- Theatrical release poster
- Directed by: Michael Moore
- Written by: Michael Moore
- Produced by: Kathleen Glynn
- Starring: Michael Moore
- Narrated by: Michael Moore
- Cinematography: Brian Danitz Chris Smith
- Edited by: Meg Reticker
- Music by: World Famous Blue Jays
- Production companies: BBC Production Dog Eat Dog Films Mayfair Entertainment
- Distributed by: Miramax Films
- Release dates: September 6, 1997 (Toronto International Film Festival); April 10, 1998 (theatrical);
- Running time: 91 minutes
- Language: English
- Box office: $720,074

= The Big One (film) =

The Big One is a 1997 documentary film written and directed by documentarian filmmaker and activist Michael Moore, and released by Miramax Films.
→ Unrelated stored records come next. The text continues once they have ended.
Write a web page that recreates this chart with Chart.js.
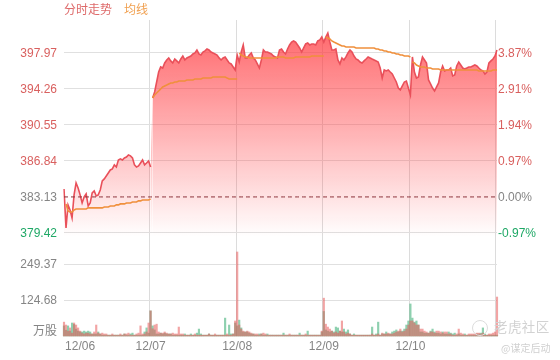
<!DOCTYPE html>
<html><head><meta charset="utf-8">
<script src="https://cdn.jsdelivr.net/npm/chart.js@4/dist/chart.umd.min.js"></script>
<style>
html,body{margin:0;padding:0;background:#fff}
#wrap{position:relative;width:560px;height:360px;overflow:hidden}
canvas{position:absolute;left:0;top:0}
.t{position:absolute;white-space:nowrap;font-family:"Noto Sans CJK SC",sans-serif;line-height:1}
</style></head><body>
<div id="wrap">
<canvas id="c" width="560" height="360"></canvas>
<div class="t" style="left:64px;top:3px;font-size:12px;color:#de6a6a">分时走势</div>
<div class="t" style="left:124px;top:3px;font-size:12px;color:#f0a050">均线</div>
<div class="t" style="left:494px;top:320px;font-size:13.5px;color:#d2d2d2;letter-spacing:.4px">老虎社区</div>
<div class="t" style="left:501px;top:343px;font-size:10px;color:#d0d0d0">@谋定后动</div>
<div style="position:absolute;left:472px;top:320px;width:14px;height:14px;border:1.5px solid #dcdcdc;border-radius:50%"></div>
</div>
<script>
const priceDay1=[383.95,379.94,382.31,381.79,380.97,383.34,384.57,384.06,383.34,382.51,383.13,383.44,382.20,382.51,383.54,383.75,383.23,383.34,383.85,384.78,384.99,385.29,385.60,385.91,386.02,386.43,386.22,386.94,387.05,386.94,387.15,387.25,387.46,387.36,387.15,386.43,386.22,386.32,386.63,386.94,386.43,386.63,386.84,386.22];
const priceDay2=[393.33,393.95,394.98,396.01,396.53,396.42,396.94,397.25,397.46,397.15,396.94,397.35,397.15,396.94,397.35,397.66,397.25,397.46,397.56,397.66,397.87,397.97,398.28,397.87,397.76,398.07,398.18,398.38,398.28,398.07,397.97,397.87,397.76,397.46,397.25,397.46,397.56,397.25,396.94,396.84,396.53,396.22,397.76];
const priceDay3=[397.04,398.07,398.80,397.46,397.46,397.76,397.97,397.46,397.25,396.84,396.42,397.25,398.28,398.07,398.07,397.97,397.87,397.66,397.56,397.46,398.28,398.38,398.07,397.87,398.38,398.80,399.10,399.21,399.10,398.80,398.49,398.07,398.49,398.90,399.00,398.80,398.90,398.90,398.80,399.21,399.31,399.62,399.10];
const priceDay4=[399.62,400.03,399.10,398.28,398.28,398.38,397.25,396.84,397.46,397.25,397.56,397.97,398.28,398.07,397.66,397.35,397.25,397.04,396.94,397.15,397.35,397.56,397.46,397.35,397.25,397.15,397.04,396.42,395.39,396.22,396.12,396.22,396.01,395.81,395.39,394.98,394.36,394.16,394.57,394.98,395.08,394.36,393.64];
const priceDay5=[397.56,396.01,395.39,395.50,396.73,397.56,397.25,396.94,395.19,394.78,394.36,394.05,394.47,394.88,396.01,396.63,396.12,396.22,396.22,396.42,395.60,395.70,396.63,397.04,396.73,396.42,396.32,396.42,396.53,396.53,396.63,396.73,396.63,396.42,396.22,396.12,395.81,396.01,396.94,397.15,397.35,397.66,398.28];

const avgDay1=[383.85,382.41,381.69,381.58,381.58,381.79,381.89,381.89,381.89,381.89,381.89,381.89,382.00,382.00,382.00,382.00,382.00,382.00,382.00,382.00,382.10,382.10,382.10,382.20,382.20,382.20,382.31,382.31,382.41,382.41,382.41,382.51,382.51,382.51,382.61,382.61,382.61,382.72,382.72,382.82,382.82,382.82,382.82,382.92];
const avgDay2=[393.33,393.64,393.85,394.05,394.26,394.47,394.57,394.67,394.78,394.88,394.88,394.98,394.98,395.08,395.08,395.08,395.08,395.19,395.19,395.19,395.19,395.29,395.29,395.29,395.29,395.39,395.39,395.39,395.39,395.39,395.50,395.50,395.50,395.50,395.50,395.50,395.50,395.39,395.29,395.29,395.29,395.29,395.29];
const avgDay3=[397.97,397.76,397.66,397.56,397.56,397.46,397.46,397.46,397.46,397.46,397.46,397.46,397.46,397.46,397.46,397.46,397.46,397.46,397.46,397.56,397.56,397.56,397.56,397.46,397.46,397.46,397.46,397.46,397.56,397.56,397.56,397.56,397.56,397.56,397.56,397.56,397.66,397.66,397.66,397.66,397.66,397.66,397.66];
const avgDay4=[399.62,399.52,399.41,399.21,399.10,399.00,398.90,398.80,398.69,398.69,398.59,398.59,398.59,398.59,398.59,398.49,398.49,398.49,398.49,398.49,398.49,398.49,398.49,398.49,398.49,398.38,398.38,398.28,398.28,398.18,398.18,398.07,398.07,397.97,397.97,397.87,397.87,397.76,397.76,397.66,397.66,397.66,397.56];
const avgDay5=[397.04,396.94,396.73,396.63,396.53,396.53,396.53,396.42,396.42,396.42,396.32,396.32,396.32,396.32,396.22,396.22,396.22,396.22,396.22,396.22,396.22,396.22,396.22,396.22,396.22,396.22,396.22,396.22,396.22,396.22,396.22,396.22,396.22,396.12,396.12,396.12,396.12,396.12,396.12,396.12,396.22,396.22,396.22];

const volUpDay1=[48,38,17,28,10,45,38,28,17,10,7,10,10,7,7,14,38,10,7,10,7,7,3,3,7,3,3,3,7,3,7,7,10,3,3,3,7,10,35,7,7,14,45,87];
const volUpDay2=[25,38,41,14,10,10,14,10,7,7,10,7,7,31,7,7,3,3,3,3,3,7,3,3,3,3,3,3,7,3,3,7,3,3,3,3,3,7,3,3,7,52,291];
const volUpDay3=[38,24,17,14,17,14,10,7,7,7,3,7,10,7,3,3,3,3,3,3,3,3,3,3,3,7,3,3,3,3,3,3,3,7,3,3,3,3,3,3,3,17,131];
const volUpDay4=[41,31,24,17,10,14,10,17,52,14,7,10,7,3,3,3,3,3,3,3,3,3,3,7,3,3,7,3,10,7,7,10,7,7,10,14,17,24,14,17,24,38,52];
const volUpDay5=[52,45,38,38,24,24,17,14,10,14,14,10,17,17,14,10,14,14,7,7,3,3,7,24,10,7,3,3,7,7,7,7,10,10,7,10,3,3,7,7,10,14,135];
const volDownDay1=[35,20,35,17,45,40,24,17,14,14,17,14,17,14,7,7,7,14,7,3,3,3,3,3,3,3,3,3,3,3,7,3,3,7,10,3,3,3,3,3,14,28,10,87];
const volDownDay2=[35,21,7,7,10,7,10,7,7,7,3,3,3,3,3,3,7,3,3,7,3,3,10,24,7,3,3,3,7,3,3,3,3,3,3,3,62,3,38,7,7,45,35];
const volDownDay3=[55,28,14,14,14,10,7,7,3,3,7,7,3,3,7,3,3,3,3,3,3,3,10,3,3,3,3,3,3,3,10,3,3,3,17,3,3,3,3,3,3,14,85];
const volDownDay4=[21,17,14,17,14,31,28,17,14,24,14,21,7,3,7,3,3,3,3,3,3,3,3,31,3,7,48,3,7,7,14,7,7,14,17,21,14,17,17,24,38,52,111];
const volDownDay5=[62,48,52,38,14,14,10,10,10,17,24,14,10,10,7,14,7,7,14,10,7,10,3,7,3,3,7,3,3,3,3,3,7,7,10,28,7,3,3,3,3,3,3];

const dateLabels=['12/06','12/07','12/08','12/09','12/10'];
const dateLabelSlots=[8,43,86,129,172];
const dayEdgeSlots=[0,43,86,129,172,215];
const priceTicks=[397.97,394.26,390.55,386.84,383.13,379.42];
const percentTicks=[3.87,2.91,1.94,0.97,0.00,-0.97];
const volumeTicks=[20,124.68,249.37];
const volumeUnit='万股';
const prevClose=383.13;

const prices=[...priceDay1,...priceDay2,...priceDay3,...priceDay4,...priceDay5];
const avgs=[...avgDay1,...avgDay2,...avgDay3,...avgDay4,...avgDay5];
const volUp=[...volUpDay1,...volUpDay2,...volUpDay3,...volUpDay4,...volUpDay5];
const volDown=[...volDownDay1,...volDownDay2,...volDownDay3,...volDownDay4,...volDownDay5];
const slots=prices.map((_,i)=>{const k=dateLabelSlots.indexOf(i);return k>=0?dateLabels[k]:'';});

const RED='#d9605f',GREEN='#1fa866',GRAY='#858585';
const fontFam='"Liberation Sans","Noto Sans CJK SC",sans-serif';
const priceMin=379.0,priceMax=401.37,pctMinPrice=368.81;
const toPct=p=>(p/prevClose-1)*100;
const colorBySign=v=>v>0.001?RED:(v<-0.001?GREEN:GRAY);

new Chart(document.getElementById('c'),{
  type:'bar',
  data:{labels:slots,datasets:[
    {type:'line',label:'均线',data:avgs,yAxisID:'price',borderColor:'#f0903c',borderWidth:1.6,pointRadius:0,tension:0,order:1,fill:false,
     segment:{borderColor:c=>dayEdgeSlots.includes(c.p0DataIndex)?'transparent':undefined}},
    {type:'line',label:'昨收',data:prices.map(()=>prevClose),yAxisID:'price',borderColor:'#8a3038',borderWidth:1,borderDash:[4,3],pointRadius:0,order:2,fill:false},
    {type:'line',label:'分时走势',data:prices,yAxisID:'price',borderColor:'#e9505a',borderWidth:1.6,pointRadius:0,tension:0,order:3,
     fill:{target:{value:379.0}},
     backgroundColor:c=>{const g=c.chart.ctx.createLinearGradient(0,33,0,237);g.addColorStop(0,'rgba(255,60,65,.76)');g.addColorStop(1,'rgba(255,60,65,0)');return g;},
     segment:{borderColor:c=>c.p0DataIndex===43?'transparent':undefined}},
    {label:'成交量涨',data:volUp,yAxisID:'vol',backgroundColor:'rgba(232,90,90,.55)',barThickness:1.5,grouped:false,order:4,clip:false},
    {label:'成交量跌',data:volDown,yAxisID:'vol',backgroundColor:'rgba(50,170,110,.55)',barThickness:1.5,grouped:false,order:5,clip:false}
  ]},
  options:{
    responsive:false,animation:false,
    layout:{padding:{top:20,left:0,right:0,bottom:0}},
    plugins:{legend:{display:false},tooltip:{enabled:false}},
    scales:{
      x:{type:'category',offset:false,
        grid:{drawTicks:false,color:c=>dayEdgeSlots.includes(c.index)?'#dcdcdc':'transparent',lineWidth:1},
        border:{display:false},
        afterFit:s=>{s.height=24;s.paddingLeft=0;s.paddingRight=0;},
        ticks:{autoSkip:false,maxRotation:0,minRotation:0,padding:3,color:GRAY,font:{family:fontFam,size:12}}},
      price:{position:'left',stack:'left',stackWeight:217,weight:1,min:priceMin,max:priceMax,
        afterBuildTicks:s=>{s.ticks=priceTicks.map(v=>({value:v}));},
        afterFit:s=>{s.width=64;},
        grid:{drawTicks:false,color:c=>c.tick&&c.tick.value===prevClose?'transparent':'#e0e0e0'},
        border:{display:false},
        ticks:{autoSkip:false,padding:7,labelOffset:1,font:{family:fontFam,size:12},
          callback:v=>v.toFixed(2),
          color:c=>colorBySign(c.tick.value-prevClose)}},
      vol:{position:'left',stack:'left',stackWeight:99,weight:0,min:0,max:342.9,
        afterBuildTicks:s=>{s.ticks=volumeTicks.map(v=>({value:v}));},
        afterFit:s=>{s.width=64;},
        grid:{drawTicks:false,color:c=>c.tick&&c.tick.value===volumeTicks[0]?'transparent':'#e0e0e0'},
        border:{display:false},
        ticks:{autoSkip:false,padding:7,labelOffset:1,color:GRAY,font:{family:fontFam,size:12},
          callback:v=>v===volumeTicks[0]?volumeUnit:v.toFixed(2)}},
      pct:{position:'right',min:toPct(pctMinPrice),max:toPct(priceMax),
        afterBuildTicks:s=>{s.ticks=percentTicks.map(v=>({value:v}));},
        afterFit:s=>{s.width=63;},
        grid:{display:false,drawTicks:false},
        border:{display:false},
        ticks:{autoSkip:false,padding:1,labelOffset:1,font:{family:fontFam,size:12},
          callback:v=>v.toFixed(2)+'%',
          color:c=>colorBySign(c.tick.value)}}
    }
  }
});
</script>
</body></html>
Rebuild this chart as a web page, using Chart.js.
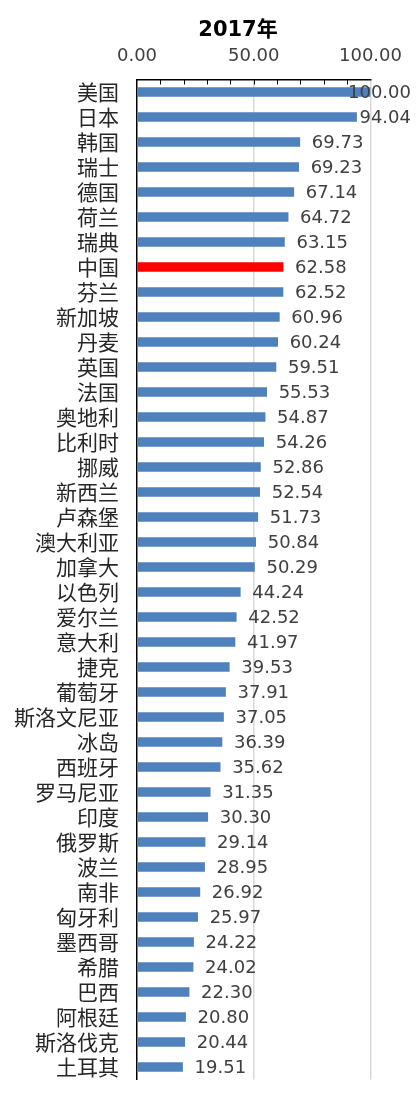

The film documents Moore during his tour promoting his 1996 book Downsize This! around the United States. Through the 47 towns he visits, Moore discovers and describes American economic failings and the fear of unemployment of American workers.

==Background==
Harvey Weinstein of Miramax bought the distribution rights to The Big One after viewing a screening of the film at the Toronto International Film Festival, promising to dedicate 50 percent of the film's income to the Flint, Michigan agencies named in the film.

==Synopsis==
Much of the film features Moore unsuccessfully chasing the heads and chief executives of major corporations around the US in order to confront them or conduct a personal in-depth interview. He is eventually able to talk with Phil Knight at Nike. The film criticizes President Bill Clinton, and other major candidates in the 1996 presidential election, for failure to address economic issues. It discusses Clinton's betrayal of progressive economic ideals.